盧武鉉(ノ・ムヒョン)大統領は「3不政策(大学本考査=大学別試験=・高校等級制・寄与入学制の禁止)を防ぐことができなければ、教育危機にさらされる」とし、「今よりも低い競争でも、十分に韓国は最高の国になることができる」と話した。また、「競争なしには競争力を確保することができない」とも述べたが、韓米自由貿易協定(FTA)の重要性を強調したこととは筋の通らない主張だ。
韓米FTAは対米貿易の増大だけでなく、開放と競争の時代を切り開いたことに大きな意味がある。これを足がかりに先進国に躍進するためには、規制緩和のような制度の整備はもちろん、米国と競争できるレベルの教育と人材養成が必須だ。1994年に北米自由貿易協定(NAFTA)を締結したにもかかわらず、教育を受けた優秀な人材不足で高付加価値産業を発展させることができなかったメキシコの二の舞を踏んではならない。

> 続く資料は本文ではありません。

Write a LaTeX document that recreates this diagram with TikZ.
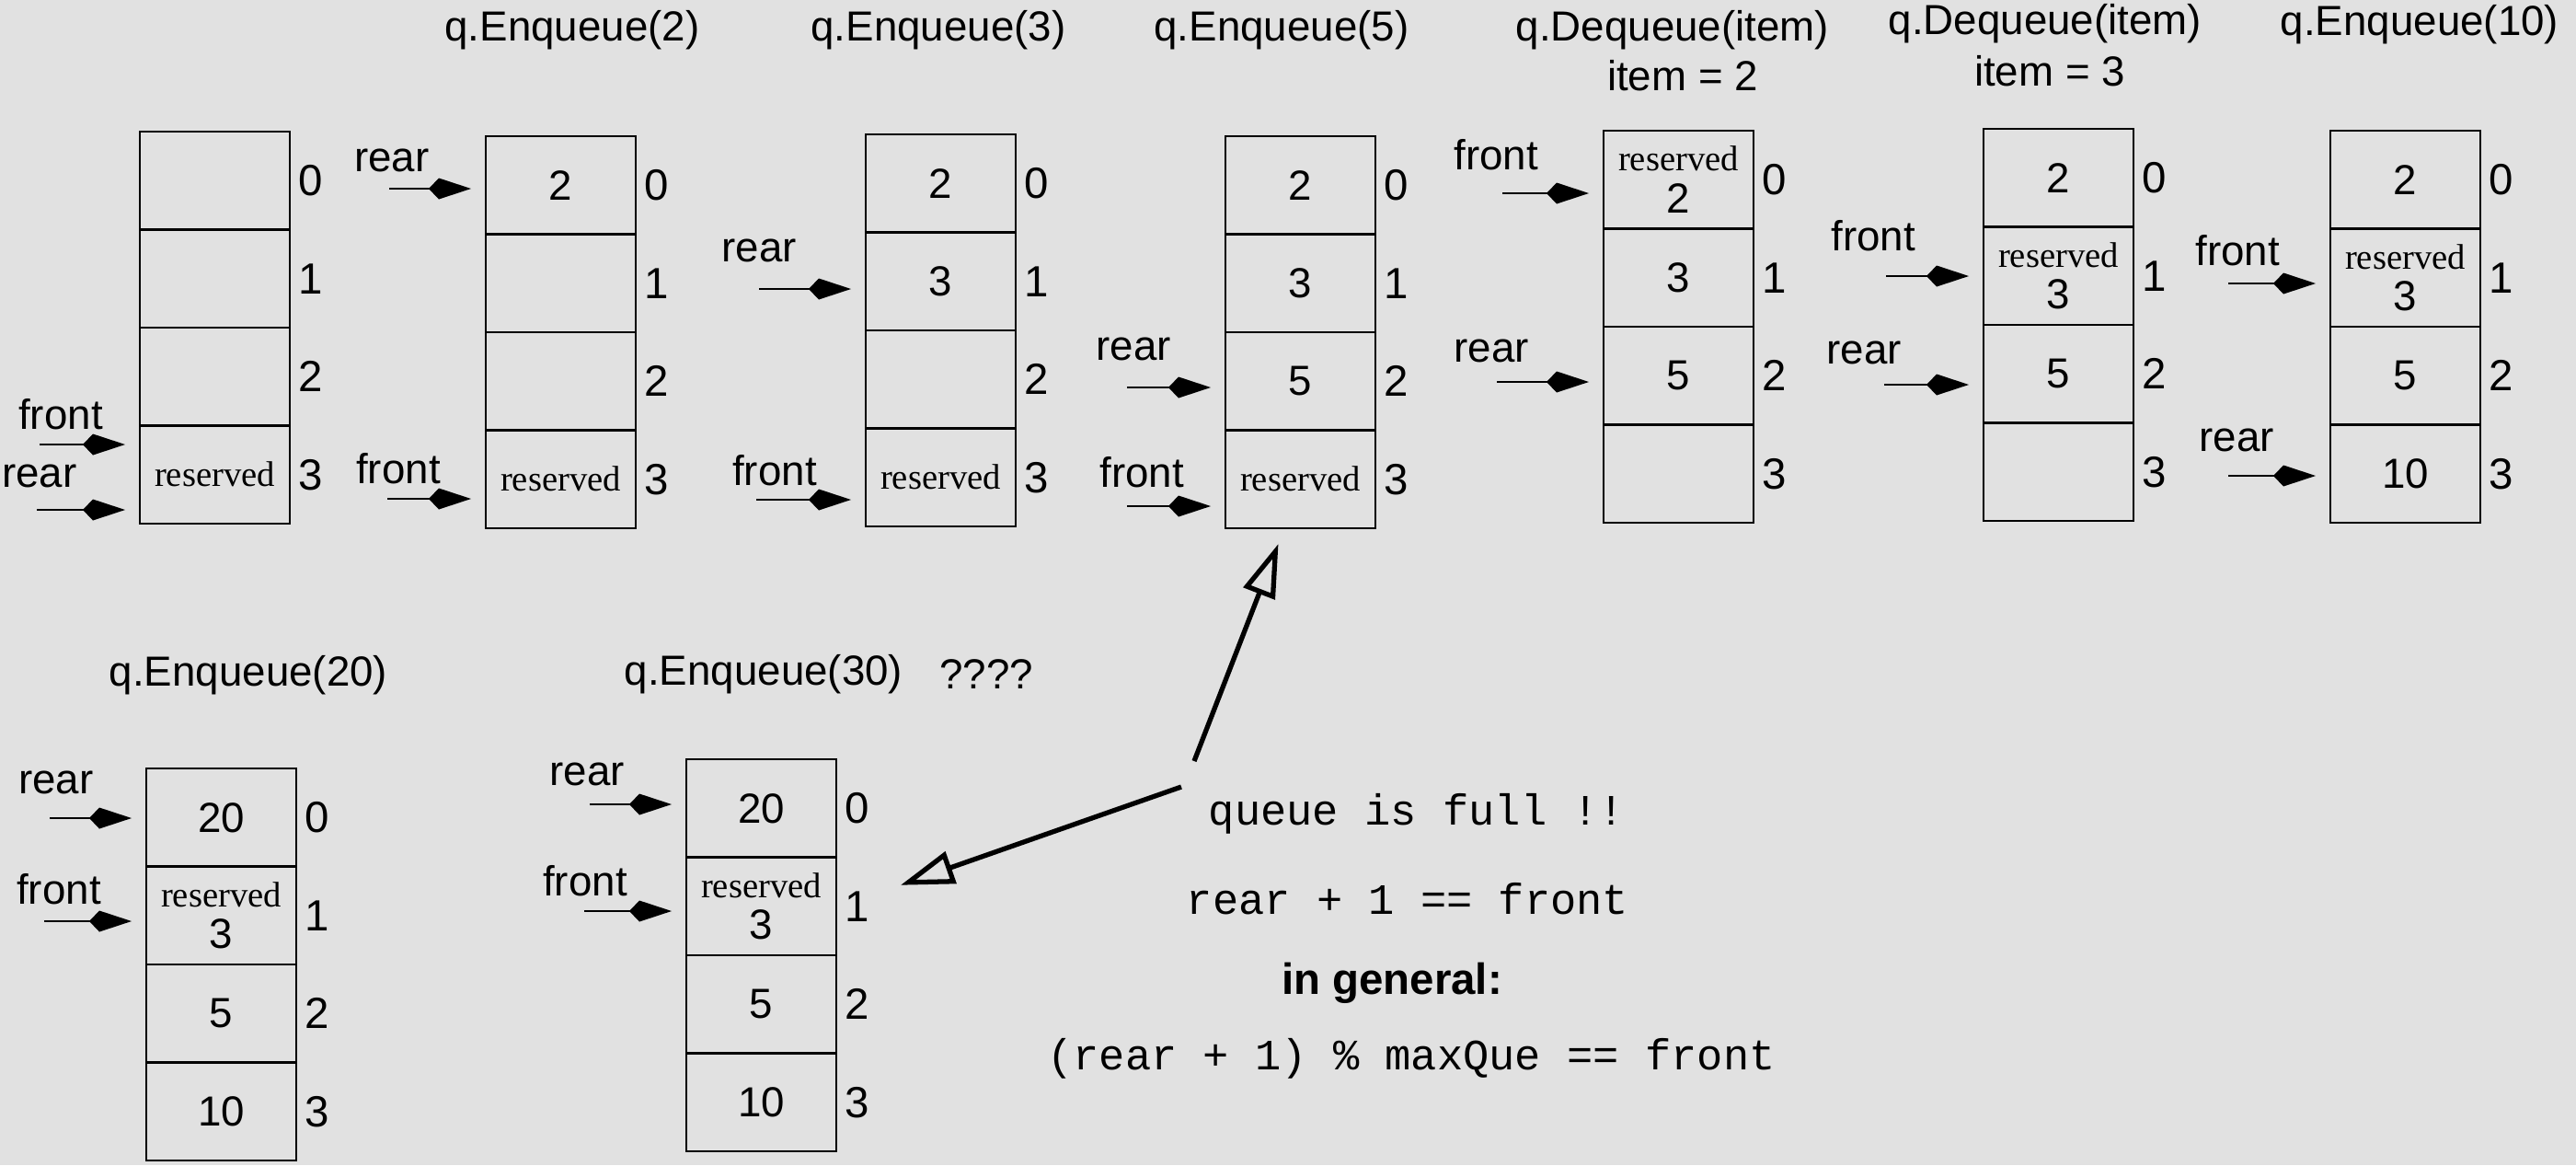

政府が論述試験の出題類型にまで介入する現在の体制下では大学の競争力向上は図れない。盧大統領は、「世界10位グループの大学では本考査を受けていない」と述べたが、入学試験で政府規制を受ける10位グループの大学もない。ニューズウイーク誌が選定した上位10大学に6位(英スケンブリッジ大学)と8位(英オックスフォード大学)を除いた8大学が含まれた米国では、大学政策が別途にないぐらい自律性を謳歌している。米国の韓国人留学生が10万人を超えているのに、いまだに韓国の大学は規制で縛っておけば良いと考えている政府には苛立ちを覚える。
盧大統領は「政府の関与はドイツ、フランス、英国もしている」と話した。しかし、欧州の大学は政府の規制のために競争力を失い、青年失業層の増加の主犯とされている。「高校の等級制は先進国のどこも行ってない」という発言も事実とは違う。フィンランド、スウェーデンのような教育先進国は、学校別の学業成就度を詳細に公開して、教育需要者の評価を受けている。米国は学業成就度によって学校への制裁までしている。
盧大統領が教育を「平等コード」を維持する手段として考えているなら、国家的に深刻な問題と言わざるを得ない。盧大統領は「やや足りない人も選んで…平等に暮す社会を作ろう」と述べたが、これは大学ではなく、官立の生涯教育機関で引き受けるべきだ。教育に競争原理を取り入れてこそ、教育の質を画期的に向上させることができる。「3不政策」に象徴される干渉万能の大学入学試験制度のもとで、果たして韓米FTA時代を率いる人材が国内で育つことができ、国を守ることができるか疑問だ。